• [WHAT IS ASKED]: Everything from the opening line of the records below through the line with "import * as" must be duplicated exactly, pictures left out.

• [INPUT FOR THIS TASK]:
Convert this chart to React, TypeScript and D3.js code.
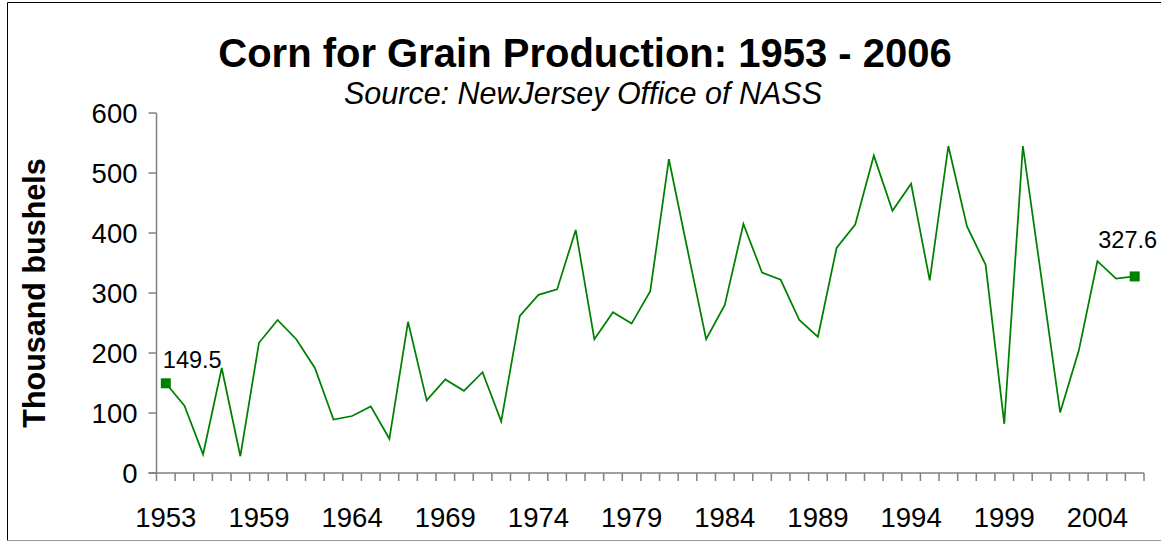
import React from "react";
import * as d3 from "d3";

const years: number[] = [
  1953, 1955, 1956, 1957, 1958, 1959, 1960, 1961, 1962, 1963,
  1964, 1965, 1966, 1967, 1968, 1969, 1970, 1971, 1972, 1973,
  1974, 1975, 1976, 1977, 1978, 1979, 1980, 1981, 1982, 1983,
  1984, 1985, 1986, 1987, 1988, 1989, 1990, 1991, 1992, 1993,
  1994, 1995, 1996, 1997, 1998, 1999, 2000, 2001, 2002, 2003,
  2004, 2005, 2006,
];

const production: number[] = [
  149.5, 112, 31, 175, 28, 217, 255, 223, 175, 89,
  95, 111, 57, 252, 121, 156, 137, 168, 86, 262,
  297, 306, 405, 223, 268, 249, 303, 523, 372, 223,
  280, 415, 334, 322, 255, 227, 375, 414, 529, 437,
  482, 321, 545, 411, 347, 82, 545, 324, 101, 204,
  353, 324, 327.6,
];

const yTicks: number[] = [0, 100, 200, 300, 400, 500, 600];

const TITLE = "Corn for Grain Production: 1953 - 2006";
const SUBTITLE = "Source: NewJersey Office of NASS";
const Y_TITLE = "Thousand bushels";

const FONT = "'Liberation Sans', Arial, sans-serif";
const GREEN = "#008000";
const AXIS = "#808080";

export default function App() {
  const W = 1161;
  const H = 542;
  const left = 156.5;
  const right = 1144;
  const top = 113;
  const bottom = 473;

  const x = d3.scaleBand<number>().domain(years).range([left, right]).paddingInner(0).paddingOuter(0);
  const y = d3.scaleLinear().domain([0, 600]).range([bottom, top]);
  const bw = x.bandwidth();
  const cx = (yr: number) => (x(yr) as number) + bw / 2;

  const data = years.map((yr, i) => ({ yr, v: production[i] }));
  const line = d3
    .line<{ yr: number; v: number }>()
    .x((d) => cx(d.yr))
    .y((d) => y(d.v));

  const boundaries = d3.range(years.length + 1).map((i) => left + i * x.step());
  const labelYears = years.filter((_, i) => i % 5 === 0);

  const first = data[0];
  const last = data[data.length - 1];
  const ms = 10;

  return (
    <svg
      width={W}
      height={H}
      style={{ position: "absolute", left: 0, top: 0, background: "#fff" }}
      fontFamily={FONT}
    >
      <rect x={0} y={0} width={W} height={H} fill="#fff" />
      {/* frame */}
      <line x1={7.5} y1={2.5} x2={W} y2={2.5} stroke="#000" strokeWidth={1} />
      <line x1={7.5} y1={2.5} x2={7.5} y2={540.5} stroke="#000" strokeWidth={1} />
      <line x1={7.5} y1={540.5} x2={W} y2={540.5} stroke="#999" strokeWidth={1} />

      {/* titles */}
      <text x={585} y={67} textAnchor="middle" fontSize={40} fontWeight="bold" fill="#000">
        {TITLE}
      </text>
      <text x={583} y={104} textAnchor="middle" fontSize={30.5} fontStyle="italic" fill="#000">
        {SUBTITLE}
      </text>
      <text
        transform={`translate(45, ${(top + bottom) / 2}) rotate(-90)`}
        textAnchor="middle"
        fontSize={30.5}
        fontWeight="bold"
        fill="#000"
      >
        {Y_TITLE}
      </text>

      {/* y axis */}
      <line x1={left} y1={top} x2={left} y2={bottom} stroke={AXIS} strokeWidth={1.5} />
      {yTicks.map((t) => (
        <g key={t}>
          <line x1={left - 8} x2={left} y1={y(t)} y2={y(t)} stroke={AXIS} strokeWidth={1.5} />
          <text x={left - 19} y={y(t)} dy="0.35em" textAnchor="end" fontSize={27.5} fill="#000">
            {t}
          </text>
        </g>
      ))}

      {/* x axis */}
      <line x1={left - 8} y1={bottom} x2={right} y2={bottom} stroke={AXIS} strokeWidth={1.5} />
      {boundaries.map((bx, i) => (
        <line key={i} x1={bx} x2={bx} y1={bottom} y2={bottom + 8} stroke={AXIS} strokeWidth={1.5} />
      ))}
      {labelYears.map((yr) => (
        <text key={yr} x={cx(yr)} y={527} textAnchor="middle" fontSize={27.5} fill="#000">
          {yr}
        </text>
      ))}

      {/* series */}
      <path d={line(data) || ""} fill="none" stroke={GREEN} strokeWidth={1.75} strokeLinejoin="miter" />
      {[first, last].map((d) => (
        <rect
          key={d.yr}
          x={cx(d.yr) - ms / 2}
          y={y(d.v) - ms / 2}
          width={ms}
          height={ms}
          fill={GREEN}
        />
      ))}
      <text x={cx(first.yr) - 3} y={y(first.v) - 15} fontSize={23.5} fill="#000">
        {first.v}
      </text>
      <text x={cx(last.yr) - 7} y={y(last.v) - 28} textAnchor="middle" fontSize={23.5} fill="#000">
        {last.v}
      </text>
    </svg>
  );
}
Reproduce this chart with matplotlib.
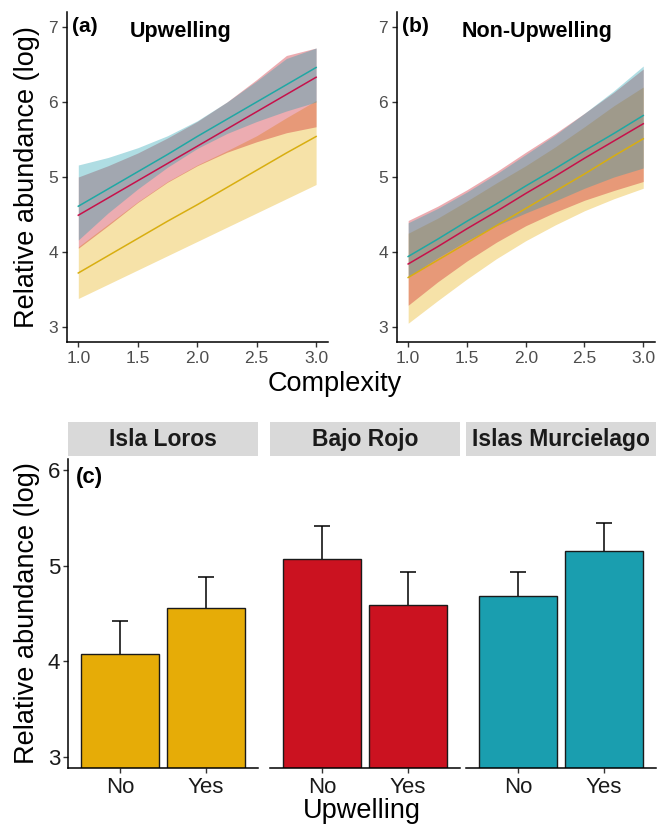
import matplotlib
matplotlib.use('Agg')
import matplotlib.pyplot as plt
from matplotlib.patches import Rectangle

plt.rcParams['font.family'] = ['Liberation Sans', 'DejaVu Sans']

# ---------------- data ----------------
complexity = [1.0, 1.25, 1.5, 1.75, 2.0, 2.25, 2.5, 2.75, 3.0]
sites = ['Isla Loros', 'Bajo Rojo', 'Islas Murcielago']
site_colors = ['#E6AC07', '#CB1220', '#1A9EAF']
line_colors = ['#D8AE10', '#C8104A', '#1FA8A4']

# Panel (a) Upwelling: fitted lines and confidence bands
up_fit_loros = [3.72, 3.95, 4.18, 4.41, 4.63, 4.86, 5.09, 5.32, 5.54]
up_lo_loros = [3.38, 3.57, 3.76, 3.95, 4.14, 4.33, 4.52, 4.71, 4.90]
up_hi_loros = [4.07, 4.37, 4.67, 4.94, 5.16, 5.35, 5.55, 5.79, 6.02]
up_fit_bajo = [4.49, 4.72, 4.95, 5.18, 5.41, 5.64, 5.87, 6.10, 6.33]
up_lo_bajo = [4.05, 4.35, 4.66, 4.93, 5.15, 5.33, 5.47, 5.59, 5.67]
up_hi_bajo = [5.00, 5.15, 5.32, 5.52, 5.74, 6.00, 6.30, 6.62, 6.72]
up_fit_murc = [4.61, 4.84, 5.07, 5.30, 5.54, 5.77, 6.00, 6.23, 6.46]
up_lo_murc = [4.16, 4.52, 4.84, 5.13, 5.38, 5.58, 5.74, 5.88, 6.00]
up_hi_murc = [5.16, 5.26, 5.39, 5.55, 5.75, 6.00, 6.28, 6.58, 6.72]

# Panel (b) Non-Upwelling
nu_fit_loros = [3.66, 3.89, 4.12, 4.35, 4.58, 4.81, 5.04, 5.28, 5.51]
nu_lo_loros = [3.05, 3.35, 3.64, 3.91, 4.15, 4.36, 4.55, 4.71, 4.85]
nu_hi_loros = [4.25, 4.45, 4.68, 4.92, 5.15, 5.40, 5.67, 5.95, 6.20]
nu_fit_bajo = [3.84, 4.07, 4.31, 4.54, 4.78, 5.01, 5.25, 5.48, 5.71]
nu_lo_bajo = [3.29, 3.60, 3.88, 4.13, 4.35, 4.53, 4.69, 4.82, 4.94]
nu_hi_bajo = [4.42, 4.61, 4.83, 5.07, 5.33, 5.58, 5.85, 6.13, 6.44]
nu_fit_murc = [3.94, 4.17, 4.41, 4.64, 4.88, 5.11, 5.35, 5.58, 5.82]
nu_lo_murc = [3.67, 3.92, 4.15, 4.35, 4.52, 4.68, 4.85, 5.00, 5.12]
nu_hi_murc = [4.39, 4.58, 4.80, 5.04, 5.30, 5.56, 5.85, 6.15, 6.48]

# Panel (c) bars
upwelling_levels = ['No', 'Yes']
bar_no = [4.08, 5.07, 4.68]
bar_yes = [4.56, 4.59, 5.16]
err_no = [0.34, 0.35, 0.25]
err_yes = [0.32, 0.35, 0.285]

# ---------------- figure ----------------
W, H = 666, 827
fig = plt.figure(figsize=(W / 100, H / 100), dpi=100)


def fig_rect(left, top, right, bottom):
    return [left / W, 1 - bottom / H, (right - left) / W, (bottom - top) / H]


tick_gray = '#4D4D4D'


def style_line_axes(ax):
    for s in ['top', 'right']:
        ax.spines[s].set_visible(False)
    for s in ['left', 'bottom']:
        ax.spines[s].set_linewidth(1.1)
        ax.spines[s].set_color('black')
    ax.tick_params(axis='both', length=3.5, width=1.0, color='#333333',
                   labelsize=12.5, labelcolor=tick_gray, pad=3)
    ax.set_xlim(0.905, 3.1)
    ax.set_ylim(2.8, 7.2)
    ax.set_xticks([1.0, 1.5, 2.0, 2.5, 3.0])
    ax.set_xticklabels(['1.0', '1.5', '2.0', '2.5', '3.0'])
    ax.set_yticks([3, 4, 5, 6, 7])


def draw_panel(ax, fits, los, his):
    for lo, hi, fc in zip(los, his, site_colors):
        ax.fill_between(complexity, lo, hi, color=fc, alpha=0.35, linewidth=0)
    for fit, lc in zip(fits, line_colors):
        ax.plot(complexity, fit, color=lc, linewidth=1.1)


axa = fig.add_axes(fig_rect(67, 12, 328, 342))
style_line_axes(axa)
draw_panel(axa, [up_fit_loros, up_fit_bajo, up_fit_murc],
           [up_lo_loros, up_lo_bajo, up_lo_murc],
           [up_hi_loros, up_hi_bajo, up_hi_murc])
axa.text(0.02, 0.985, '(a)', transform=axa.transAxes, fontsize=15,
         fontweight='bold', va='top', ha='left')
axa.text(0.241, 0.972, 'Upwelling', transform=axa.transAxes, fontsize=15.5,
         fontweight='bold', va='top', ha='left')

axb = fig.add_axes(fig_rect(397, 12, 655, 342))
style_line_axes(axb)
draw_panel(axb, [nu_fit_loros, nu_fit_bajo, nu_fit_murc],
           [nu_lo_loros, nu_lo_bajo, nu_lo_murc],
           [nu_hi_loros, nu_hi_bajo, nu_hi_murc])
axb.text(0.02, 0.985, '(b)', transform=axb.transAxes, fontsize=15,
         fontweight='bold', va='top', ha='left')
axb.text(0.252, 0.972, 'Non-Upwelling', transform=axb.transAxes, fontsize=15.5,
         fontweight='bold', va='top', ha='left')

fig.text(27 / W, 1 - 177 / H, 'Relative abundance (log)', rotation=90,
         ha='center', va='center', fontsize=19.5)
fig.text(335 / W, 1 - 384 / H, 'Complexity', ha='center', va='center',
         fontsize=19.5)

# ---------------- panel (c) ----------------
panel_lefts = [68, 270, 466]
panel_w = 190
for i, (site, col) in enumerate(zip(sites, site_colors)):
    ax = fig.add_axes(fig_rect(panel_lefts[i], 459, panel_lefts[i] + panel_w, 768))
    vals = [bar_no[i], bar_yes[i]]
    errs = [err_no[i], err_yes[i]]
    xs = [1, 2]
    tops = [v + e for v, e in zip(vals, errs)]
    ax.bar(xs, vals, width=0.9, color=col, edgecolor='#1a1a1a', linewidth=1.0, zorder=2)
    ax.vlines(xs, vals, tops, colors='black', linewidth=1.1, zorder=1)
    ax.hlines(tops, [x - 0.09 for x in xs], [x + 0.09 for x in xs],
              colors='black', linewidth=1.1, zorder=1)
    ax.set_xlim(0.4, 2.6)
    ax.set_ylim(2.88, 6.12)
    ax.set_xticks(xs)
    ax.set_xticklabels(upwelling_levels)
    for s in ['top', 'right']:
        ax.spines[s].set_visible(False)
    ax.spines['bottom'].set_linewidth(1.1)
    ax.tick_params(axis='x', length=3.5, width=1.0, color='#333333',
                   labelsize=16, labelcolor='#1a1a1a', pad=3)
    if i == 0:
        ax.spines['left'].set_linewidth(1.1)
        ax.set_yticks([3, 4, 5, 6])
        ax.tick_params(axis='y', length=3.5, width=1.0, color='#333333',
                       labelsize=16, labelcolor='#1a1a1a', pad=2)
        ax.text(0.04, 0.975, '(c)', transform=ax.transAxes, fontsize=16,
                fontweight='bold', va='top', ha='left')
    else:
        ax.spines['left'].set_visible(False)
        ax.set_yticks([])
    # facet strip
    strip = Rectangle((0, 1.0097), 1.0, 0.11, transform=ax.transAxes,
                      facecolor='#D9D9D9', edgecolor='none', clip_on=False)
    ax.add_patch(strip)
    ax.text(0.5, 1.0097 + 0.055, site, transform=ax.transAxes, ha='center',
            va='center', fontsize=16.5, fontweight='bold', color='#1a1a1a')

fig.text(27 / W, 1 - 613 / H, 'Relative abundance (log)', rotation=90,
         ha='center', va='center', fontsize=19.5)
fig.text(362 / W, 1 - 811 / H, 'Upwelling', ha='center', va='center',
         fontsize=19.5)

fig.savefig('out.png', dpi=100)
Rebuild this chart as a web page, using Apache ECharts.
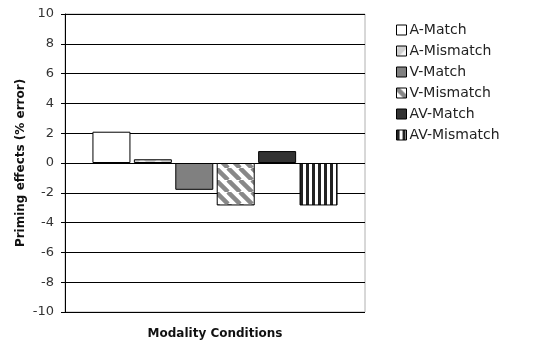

• [EXPECTED ANSWER]:
Convert this chart to React, TypeScript and D3.js code.
import React from "react";
import * as d3 from "d3";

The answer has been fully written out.